D’après le moteur de recherche de mode mondial Lyst, le style «Weird girl», que l’on peut traduire par «Fille bizarre», serait l’esthétique mode de l’année sur TikTok. Brouillant clairement les pistes, et permettant d’aborder la mode différemment, cette énième tendance tend à démontrer que les utilisateurs des réseaux sociaux semblent eux-mêmes lassés de cette succession – sans fin – des tendances mode en tout genre.

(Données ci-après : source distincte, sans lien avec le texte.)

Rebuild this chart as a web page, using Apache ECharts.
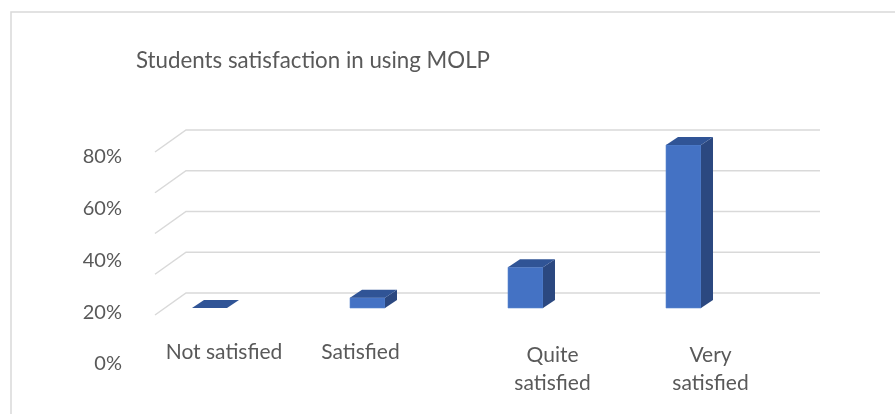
<!DOCTYPE html>
<html>
<head>
<meta charset="utf-8">
<script src="https://cdn.jsdelivr.net/npm/echarts@6/dist/echarts.min.js"></script>
<style>
  html, body { margin: 0; padding: 0; background: #fff; }
  #chart { width: 895px; height: 414px; }
</style>
</head>
<body>
<div id="chart"></div>
<script>
  // data
  const categories = ['Not satisfied', 'Satisfied', 'Quite\nsatisfied', 'Very\nsatisfied'];
  const satisfaction = [0, 5, 20, 80];
  const tickValues = [0, 20, 40, 60, 80];

  // fake 3d look (pixels)
  const depth = [12, -8];          // bar depth offset
  const backOff = [21, -15];       // bar plane -> back wall
  const frontOff = [-10, 7];       // bar plane -> front edge
  const floorLeft = 34.5, floorRight = 668.5;
  // small horizontal/vertical nudges of category labels, like the original
  const labelPad = [[0, 0, 0, 29], [0, 14, 0, 0], [3, 0, 0, 54], [3, 0, 0, 54]];

  const textColor = '#595959';
  const font = 'Lato, "Open Sans", sans-serif';

  let myChart = echarts.init(document.getElementById('chart'));
  myChart.setOption({
    backgroundColor: '#fff',
    animation: false,
    graphic: [{
      type: 'rect',
      shape: { x: 11, y: 12, width: 900, height: 420 },
      style: { fill: 'none', stroke: '#d9d9d9', lineWidth: 1.5 },
      silent: true
    }],
    title: {
      text: 'Students satisfaction in using MOLP',
      left: 131,
      top: 45,
      textStyle: { color: textColor, fontSize: 22.3, fontWeight: 'normal', fontFamily: font }
    },
    grid: [
      { left: 130.5, width: 632, top: 145, bottom: 106 },
      { left: 130, width: 10, top: 157, bottom: 50 }
    ],
    xAxis: [{
      type: 'category',
      gridIndex: 0,
      data: categories.map((c, i) => ({
        value: c,
        textStyle: { padding: labelPad[i] }
      })),
      axisLine: { show: false },
      axisTick: { show: false },
      axisLabel: {
        interval: 0,
        margin: 30,
        color: textColor,
        fontSize: 21,
        lineHeight: 28,
        fontFamily: font
      }
    }, {
      type: 'value',
      gridIndex: 1,
      show: false
    }],
    yAxis: [{
      type: 'value',
      gridIndex: 0,
      min: 0,
      max: 80,
      interval: 20,
      show: false
    }, {
      type: 'value',
      gridIndex: 1,
      min: 0,
      max: 80,
      interval: 20,
      axisLine: { show: false },
      axisTick: { show: false },
      splitLine: { show: false },
      axisLabel: {
        formatter: '{value}%',
        color: textColor,
        fontSize: 20,
        fontFamily: font,
        margin: 8
      }
    }],
    series: [
      {
        // walls: back gridlines + left diagonals
        type: 'custom',
        xAxisIndex: 0,
        yAxisIndex: 0,
        clip: false,
        silent: true,
        z: 1,
        data: tickValues.map(v => [0, v]),
        renderItem: function (params, api) {
          const cs = params.coordSys;
          const y = api.coord([0, api.value(1)])[1];
          const xl = cs.x + floorLeft, xr = cs.x + floorRight;
          const st = { stroke: '#d9d9d9', lineWidth: 1.5, fill: 'none' };
          return {
            type: 'group',
            children: [{
              type: 'polyline',
              shape: { points: [
                [xl + frontOff[0], y + frontOff[1]],
                [xl + backOff[0], y + backOff[1]],
                [xr + backOff[0], y + backOff[1]]
              ] },
              style: st
            }]
          };
        }
      },
      {
        name: 'Satisfaction',
        type: 'custom',
        xAxisIndex: 0,
        yAxisIndex: 0,
        clip: false,
        z: 3,
        data: satisfaction.map((v, i) => [i, v]),
        renderItem: function (params, api) {
          const top = api.coord([api.value(0), api.value(1)]);
          const base = api.coord([api.value(0), 0]);
          const w = 35;
          const x0 = top[0] - w / 2, x1 = top[0] + w / 2;
          const yt = top[1], yb = base[1];
          const dx = depth[0], dy = depth[1];
          const children = [];
          if (yb - yt > 0.5) {
            children.push({
              type: 'rect',
              shape: { x: x0, y: yt, width: w, height: yb - yt },
              style: { fill: '#4472c4', stroke: '#5b86d0', lineWidth: 0.6 }
            });
            children.push({
              type: 'polygon',
              shape: { points: [[x1, yt], [x1 + dx, yt + dy], [x1 + dx, yb + dy], [x1, yb]] },
              style: { fill: '#2b4880' }
            });
          }
          children.push({
            type: 'polygon',
            shape: { points: [[x0, yt], [x1, yt], [x1 + dx, yt + dy], [x0 + dx, yt + dy]] },
            style: { fill: '#305496' }
          });
          return { type: 'group', children: children };
        }
      }
    ]
  });
</script>
</body>
</html>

Expression de soi et urgence climatique

Qu’on se le dise, les tendances – celles qui émergent des défilés – ne naissent pas par hasard, et sont le fruit d’études approfondies, se voulant le plus souvent les reflets de changements sociétaux d’envergure. D’où le fait qu’elles prennent leur source non pas sur un, mais plusieurs podiums, et ce simultanément dans les quatre capitales de la mode. Indispensables pour l’ensemble de l’industrie, du luxe aux enseignes de prêt-à-porter, elles donnent le ton de la saison, et ce même si certains critiques un rythme bien trop effréné. Chose qui pourrait leur nuire dans un future proche, du fait des nouveaux enjeux environnementaux auxquels doivent faire face les acteurs du secteur.

Qui dit slow fashion, dit fabrication plus lente, entre durabilité et éco-responsabilité… Des termes en totale opposition avec le principe même des tendances. On peut donc s’attendre dans les mois à venir, en plus de cette lassitude à assimiler trop de tendances, à voir leur impact s’amoindrir, avec un retour à un dressing plus basique. Un phénomène renforcé par le besoin du public d’afficher un style plus singulier, en lien avec la personnalité, plus que les tendances du moment, soulignant non pas l’expression d’une inspiration prédéfinie, mais de soi. Deux choses qui pourraient participer à la fin des tendances mode, ou, peut-être, à un retour aux tendances dites classiques, saisonnières, uniquement. Et même, à l’émergence de ces micro-tendances dans un autre monde, le métavers, où les utilisateurs pourraient exprimer comme bon leur semble toutes leurs inspirations et leurs envies.